Currently, it is hard to reap the benefits of deep learning for Bayesian methods, which allow the explicit specification of prior knowledge and accurately capture model uncertainty. We present Prior-Data Fitted Networks (PFNs). PFNs leverage in-context learning in large-scale machine learning techniques to approximate a large set of posteriors. The only requirement for PFNs to work is the ability to sample from a prior distribution over supervised learning tasks (or functions).

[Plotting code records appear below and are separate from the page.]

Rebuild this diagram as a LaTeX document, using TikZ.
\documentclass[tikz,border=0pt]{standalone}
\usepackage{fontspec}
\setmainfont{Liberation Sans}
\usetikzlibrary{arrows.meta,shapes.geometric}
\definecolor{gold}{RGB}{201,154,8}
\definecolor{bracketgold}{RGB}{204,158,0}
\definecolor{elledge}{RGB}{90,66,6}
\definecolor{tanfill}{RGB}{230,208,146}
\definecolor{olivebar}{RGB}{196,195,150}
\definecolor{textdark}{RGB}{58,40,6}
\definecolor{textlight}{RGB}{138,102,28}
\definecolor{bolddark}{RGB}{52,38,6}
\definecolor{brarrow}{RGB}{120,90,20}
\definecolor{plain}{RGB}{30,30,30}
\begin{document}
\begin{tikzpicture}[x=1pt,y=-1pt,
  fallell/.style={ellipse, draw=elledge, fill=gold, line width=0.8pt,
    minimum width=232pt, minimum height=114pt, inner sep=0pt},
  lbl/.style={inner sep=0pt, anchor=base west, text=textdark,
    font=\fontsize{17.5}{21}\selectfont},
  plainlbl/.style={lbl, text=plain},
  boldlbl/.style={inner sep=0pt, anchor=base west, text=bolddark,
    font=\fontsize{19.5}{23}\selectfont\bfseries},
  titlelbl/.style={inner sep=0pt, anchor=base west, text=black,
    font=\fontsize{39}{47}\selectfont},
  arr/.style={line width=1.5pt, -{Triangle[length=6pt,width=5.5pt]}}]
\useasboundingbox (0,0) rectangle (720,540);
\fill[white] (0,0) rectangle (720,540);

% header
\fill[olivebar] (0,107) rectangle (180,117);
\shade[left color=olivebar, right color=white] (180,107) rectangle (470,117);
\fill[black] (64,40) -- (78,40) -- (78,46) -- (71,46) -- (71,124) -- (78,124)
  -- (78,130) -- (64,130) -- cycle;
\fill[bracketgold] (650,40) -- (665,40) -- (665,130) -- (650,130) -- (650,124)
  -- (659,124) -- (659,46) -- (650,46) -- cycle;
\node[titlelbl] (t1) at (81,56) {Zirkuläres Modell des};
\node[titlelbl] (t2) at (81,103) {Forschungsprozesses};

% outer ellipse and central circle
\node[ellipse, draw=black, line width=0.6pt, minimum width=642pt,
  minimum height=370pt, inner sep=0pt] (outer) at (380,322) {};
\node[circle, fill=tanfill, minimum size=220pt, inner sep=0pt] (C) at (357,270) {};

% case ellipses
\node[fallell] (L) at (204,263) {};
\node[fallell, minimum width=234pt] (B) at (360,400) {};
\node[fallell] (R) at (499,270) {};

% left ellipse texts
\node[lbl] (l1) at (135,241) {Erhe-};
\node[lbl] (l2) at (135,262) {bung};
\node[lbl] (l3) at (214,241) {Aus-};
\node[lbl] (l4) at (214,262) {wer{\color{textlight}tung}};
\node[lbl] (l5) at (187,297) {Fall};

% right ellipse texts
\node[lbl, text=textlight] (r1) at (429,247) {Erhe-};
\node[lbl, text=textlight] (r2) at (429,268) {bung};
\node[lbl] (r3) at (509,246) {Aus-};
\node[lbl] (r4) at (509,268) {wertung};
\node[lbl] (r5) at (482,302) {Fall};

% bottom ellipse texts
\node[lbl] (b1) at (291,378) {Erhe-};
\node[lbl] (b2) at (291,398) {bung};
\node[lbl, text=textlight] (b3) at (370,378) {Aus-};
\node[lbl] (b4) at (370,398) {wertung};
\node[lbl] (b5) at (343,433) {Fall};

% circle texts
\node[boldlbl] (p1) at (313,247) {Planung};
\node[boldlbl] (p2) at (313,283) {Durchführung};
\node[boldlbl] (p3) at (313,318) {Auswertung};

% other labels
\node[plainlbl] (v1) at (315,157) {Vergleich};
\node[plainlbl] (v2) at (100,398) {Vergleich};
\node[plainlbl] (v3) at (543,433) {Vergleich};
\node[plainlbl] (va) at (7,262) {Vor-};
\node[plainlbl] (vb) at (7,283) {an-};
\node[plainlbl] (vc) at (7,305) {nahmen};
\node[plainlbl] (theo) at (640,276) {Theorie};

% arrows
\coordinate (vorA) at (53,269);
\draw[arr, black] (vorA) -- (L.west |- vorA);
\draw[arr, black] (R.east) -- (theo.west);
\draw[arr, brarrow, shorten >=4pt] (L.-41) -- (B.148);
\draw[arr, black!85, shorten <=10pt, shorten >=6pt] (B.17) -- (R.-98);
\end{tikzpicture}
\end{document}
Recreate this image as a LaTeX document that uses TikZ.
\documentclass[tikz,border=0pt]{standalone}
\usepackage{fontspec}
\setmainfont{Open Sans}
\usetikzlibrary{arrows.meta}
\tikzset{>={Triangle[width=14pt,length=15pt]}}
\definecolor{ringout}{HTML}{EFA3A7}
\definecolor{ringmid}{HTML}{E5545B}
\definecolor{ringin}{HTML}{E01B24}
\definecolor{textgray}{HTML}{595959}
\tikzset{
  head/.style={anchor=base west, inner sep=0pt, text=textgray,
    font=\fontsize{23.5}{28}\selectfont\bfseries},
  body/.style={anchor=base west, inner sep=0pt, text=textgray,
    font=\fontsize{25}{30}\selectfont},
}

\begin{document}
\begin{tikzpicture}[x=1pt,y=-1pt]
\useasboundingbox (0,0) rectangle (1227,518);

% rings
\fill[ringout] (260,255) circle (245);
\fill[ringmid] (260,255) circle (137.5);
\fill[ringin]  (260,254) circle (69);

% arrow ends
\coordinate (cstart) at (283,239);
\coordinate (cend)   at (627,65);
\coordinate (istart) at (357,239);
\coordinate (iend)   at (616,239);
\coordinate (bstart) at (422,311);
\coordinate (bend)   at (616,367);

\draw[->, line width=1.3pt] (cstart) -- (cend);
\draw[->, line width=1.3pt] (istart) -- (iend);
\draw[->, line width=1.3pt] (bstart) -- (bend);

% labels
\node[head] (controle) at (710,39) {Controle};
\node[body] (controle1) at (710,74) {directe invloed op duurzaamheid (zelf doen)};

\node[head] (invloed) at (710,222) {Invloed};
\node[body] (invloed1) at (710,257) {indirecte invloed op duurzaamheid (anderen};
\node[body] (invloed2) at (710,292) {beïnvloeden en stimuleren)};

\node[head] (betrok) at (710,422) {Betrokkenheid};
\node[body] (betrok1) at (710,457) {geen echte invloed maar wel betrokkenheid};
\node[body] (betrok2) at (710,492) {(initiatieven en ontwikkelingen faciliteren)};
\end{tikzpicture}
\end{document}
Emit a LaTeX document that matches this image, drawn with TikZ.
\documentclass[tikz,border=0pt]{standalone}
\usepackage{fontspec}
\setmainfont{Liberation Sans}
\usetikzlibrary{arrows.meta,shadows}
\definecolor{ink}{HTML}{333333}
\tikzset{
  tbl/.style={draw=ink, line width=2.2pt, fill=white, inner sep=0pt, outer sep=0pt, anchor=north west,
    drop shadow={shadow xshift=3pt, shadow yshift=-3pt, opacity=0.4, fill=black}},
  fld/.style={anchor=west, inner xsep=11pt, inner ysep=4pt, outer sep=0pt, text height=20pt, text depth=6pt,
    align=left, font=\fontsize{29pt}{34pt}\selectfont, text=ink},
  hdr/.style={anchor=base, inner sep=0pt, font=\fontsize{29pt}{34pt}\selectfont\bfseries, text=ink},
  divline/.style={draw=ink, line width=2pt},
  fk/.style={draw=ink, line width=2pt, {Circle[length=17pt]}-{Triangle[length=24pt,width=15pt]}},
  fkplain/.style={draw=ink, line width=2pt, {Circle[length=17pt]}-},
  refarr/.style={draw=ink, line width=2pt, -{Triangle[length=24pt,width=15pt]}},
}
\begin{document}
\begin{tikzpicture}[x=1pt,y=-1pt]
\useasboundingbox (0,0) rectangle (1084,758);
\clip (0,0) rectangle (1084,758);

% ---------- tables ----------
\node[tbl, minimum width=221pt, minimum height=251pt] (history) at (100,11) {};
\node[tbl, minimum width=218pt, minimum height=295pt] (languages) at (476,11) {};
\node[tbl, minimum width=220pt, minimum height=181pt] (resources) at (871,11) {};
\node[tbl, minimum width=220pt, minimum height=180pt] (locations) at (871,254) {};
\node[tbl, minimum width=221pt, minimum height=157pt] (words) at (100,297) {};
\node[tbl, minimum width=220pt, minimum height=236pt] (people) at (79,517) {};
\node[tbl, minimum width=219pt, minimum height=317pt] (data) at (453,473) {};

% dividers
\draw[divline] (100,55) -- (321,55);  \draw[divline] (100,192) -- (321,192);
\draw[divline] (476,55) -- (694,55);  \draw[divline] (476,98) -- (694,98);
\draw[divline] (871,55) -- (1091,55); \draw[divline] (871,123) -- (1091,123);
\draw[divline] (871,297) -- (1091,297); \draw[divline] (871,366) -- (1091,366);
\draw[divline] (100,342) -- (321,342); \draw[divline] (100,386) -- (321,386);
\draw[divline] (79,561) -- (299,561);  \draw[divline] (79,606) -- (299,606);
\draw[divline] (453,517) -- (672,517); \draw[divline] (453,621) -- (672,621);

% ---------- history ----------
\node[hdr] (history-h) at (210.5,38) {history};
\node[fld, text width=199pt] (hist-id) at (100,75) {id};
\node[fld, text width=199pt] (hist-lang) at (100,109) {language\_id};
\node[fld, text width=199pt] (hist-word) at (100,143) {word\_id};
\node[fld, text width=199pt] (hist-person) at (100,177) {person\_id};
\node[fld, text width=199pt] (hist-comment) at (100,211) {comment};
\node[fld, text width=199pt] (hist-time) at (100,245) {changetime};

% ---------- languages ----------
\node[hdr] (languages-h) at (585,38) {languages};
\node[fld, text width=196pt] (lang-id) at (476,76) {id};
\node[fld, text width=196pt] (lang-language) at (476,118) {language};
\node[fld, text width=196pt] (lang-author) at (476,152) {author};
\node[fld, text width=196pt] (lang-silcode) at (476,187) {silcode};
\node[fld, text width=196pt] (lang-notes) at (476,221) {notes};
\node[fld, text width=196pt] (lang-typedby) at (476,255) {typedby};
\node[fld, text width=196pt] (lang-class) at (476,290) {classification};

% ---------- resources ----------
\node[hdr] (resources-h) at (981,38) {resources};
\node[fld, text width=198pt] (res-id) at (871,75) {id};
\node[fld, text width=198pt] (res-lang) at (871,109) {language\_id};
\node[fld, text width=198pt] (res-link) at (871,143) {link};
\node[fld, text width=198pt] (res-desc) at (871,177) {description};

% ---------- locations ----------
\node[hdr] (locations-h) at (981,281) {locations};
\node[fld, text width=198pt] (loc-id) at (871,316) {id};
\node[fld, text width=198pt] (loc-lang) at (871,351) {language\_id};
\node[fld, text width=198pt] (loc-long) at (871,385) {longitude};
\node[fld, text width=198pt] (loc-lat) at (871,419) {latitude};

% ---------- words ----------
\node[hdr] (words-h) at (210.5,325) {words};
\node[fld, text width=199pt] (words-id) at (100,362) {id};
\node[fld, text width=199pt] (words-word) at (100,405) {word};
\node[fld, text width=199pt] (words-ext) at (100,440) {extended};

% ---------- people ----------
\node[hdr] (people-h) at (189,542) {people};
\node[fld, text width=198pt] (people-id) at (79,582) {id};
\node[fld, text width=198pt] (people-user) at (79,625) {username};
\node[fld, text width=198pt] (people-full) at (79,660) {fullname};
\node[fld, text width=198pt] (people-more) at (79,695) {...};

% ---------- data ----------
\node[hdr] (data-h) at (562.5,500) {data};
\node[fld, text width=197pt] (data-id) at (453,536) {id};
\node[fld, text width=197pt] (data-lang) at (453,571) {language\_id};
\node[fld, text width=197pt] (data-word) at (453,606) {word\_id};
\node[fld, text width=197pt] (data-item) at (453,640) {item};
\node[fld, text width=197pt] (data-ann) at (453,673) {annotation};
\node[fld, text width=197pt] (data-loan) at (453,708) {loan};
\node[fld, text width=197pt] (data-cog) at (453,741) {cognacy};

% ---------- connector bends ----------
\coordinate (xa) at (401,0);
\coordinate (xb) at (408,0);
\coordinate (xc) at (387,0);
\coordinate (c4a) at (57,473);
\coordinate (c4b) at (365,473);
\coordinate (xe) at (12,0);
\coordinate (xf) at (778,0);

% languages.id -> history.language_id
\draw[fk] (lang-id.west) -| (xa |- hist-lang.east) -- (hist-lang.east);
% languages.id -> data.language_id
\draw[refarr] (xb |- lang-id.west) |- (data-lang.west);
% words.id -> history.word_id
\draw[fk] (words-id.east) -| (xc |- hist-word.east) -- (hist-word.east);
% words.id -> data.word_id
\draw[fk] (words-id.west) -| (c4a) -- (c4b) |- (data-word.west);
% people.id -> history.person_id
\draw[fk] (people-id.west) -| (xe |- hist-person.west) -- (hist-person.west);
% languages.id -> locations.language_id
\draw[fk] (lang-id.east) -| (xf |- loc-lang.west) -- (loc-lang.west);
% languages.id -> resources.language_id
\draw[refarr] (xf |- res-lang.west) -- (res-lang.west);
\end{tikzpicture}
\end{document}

Our method restates the objective of posterior approximation as a supervised classification problem with a set-valued input: it repeatedly draws a task (or function) from the prior, draws a set of data points and their labels from it, masks one of the labels and learns to make probabilistic predictions for it based on the set-valued input of the rest of the data points. Presented with a set of samples from a new supervised learning task as input, PFNs make probabilistic predictions for arbitrary other data points in a single forward propagation, having learned to approximate Bayesian inference. We demonstrate that PFNs can near-perfectly mimic Gaussian processes and also enable efficient Bayesian inference for intractable problems, with over 200-fold speedups in multiple setups compared to current methods. We obtain strong results in very diverse areas such as Gaussian process regression, Bayesian neural networks, classification for small tabular data sets, and few-shot image classification, demonstrating the generality of PFNs. Code and trained PFNs are released at https://github.com/automl/TransformersCanDoBayesianInference.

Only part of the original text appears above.